« [Les nouvelles lois] abrogent les garanties conférées à la presse en ce qu’elles permettent la saisie et l’arrestation préventive ; elles violent une des règles de notre droit public en ce qu’elles défèrent des délits d’opinion à la justice correctionnelle ; elles violent les principes du droit pénal en ce qu’elles permettent de déclarer complices et associés d’un crime des individus qui n’y ont pas directement et matériellement participé ; elles blessent l’humanité en ce qu’elles peuvent punir des travaux forcés une amitié ou une confidence, et de la relégation un article de journal. (...)

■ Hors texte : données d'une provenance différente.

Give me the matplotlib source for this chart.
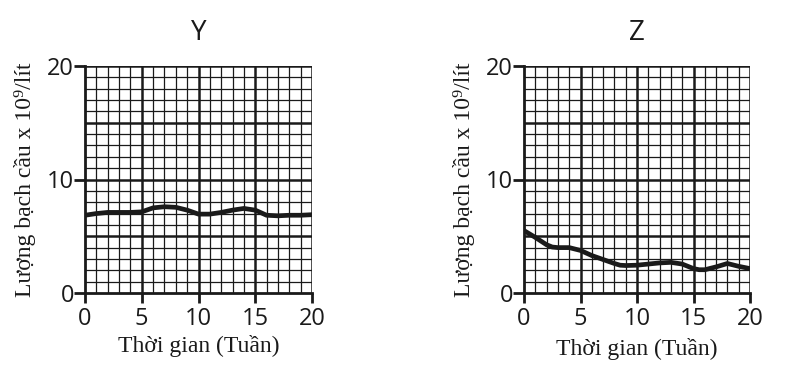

Dans ce résumé trop bref, j’aurais voulu apporter encore plus de sécheresse. Les faits suffisent ; ils sont plus éloquents que toutes les indignations. (...) Mais je n’ai pu chasser de ma mémoire ces matins de [septembre 2017], où dans les journaux, dans l’Officiel, nous cherchions avec angoisse si la Chambre avait osé aller jusqu’au bout, si elle n’avait pas eu, tout d’un coup, l’écœurement de son ouvrage, si elle n’avait pas retrouvé devant quelque absurdité trop énorme ou quelle atrocité trop sauvage, cinq minutes de conscience et de courage. Quelle fièvre ! J’ai des haines et des amitiés silencieuses qui datent de ces jours-là.
Tout le monde avoue que de telles lois n’auraient jamais dû être nos lois, les lois d’une nation républicaine, d’une nation civilisée, d’une nation probe. Elles suent la tyrannie, la barbarie et le mensonge. Tout le monde le sait, tout le monde le reconnaît ; ceux qui l’ont votée l’avouaient eux-mêmes. Combien de temps vont-elles rester encore dans nos Codes ?
On sait à qui nous les devons. Je ne m’inquiète pas d’un [Valls] ou d’un [Hollande] sans importance. Ils ont déjà disparu. Mais les ministres qui les ont conçues, qui ont profité d’un moment d’horreur et d’affolement pour les imposer, qui ont fait subir jusqu’au bout à une Chambre obéissante leur menace sous condition ? J’ai dit leurs noms, je les répète : [avant Macron], avec le garde des sceaux [Belloubet] [et le ministre de l’intérieur Gérard Collomb], il y eut [Cazeneuve], [Le Roux], [Fekl], (...) Dans le débat, ne trouve-t-on pas tous les noms de la République néo-opportuniste ?
Est-ce que, s’il reste des républicains dans la République, ces hommes-là ne devraient pas toujours rester marqués, flétris, honnis ? Mais nous n’avons plus la vigueur des grandes haines ; nous pardonnons, nous oublions. (...)
Quoiqu’il en soit, il y a un devoir impérieux, immédiat, pour cette Chambre : abroger [ces lois]. On verra le parti qu’ont pu en tirer les gouvernements, l’usage qu’hier on en faisait encore. Cela ne peut plus durer. (...) Que les républicains y songent, ils n’ont plus beaucoup de fautes à commettre. Pour un parti qui se vante d’avoir des principes, ce sont des grandes fautes que les petites habiletés. Personne n’y tient plus, à ces lois, personne ne les défend plus, et les juristes de l’avenir ne se plaindront pas de ne pas les avoir connues. Je sais bien que dans deux ou trois ans elles ne serviront peut-être plus. Mais elles ont déjà trop servi. Et surtout, il ne faut pas qu’une réaction de demain s’en serve. »
Les lois dont il est question dans le discours d’origine de Blum ont gardé le nom de « lois scélérates ». Elles n’ont été abrogées qu’en 1992.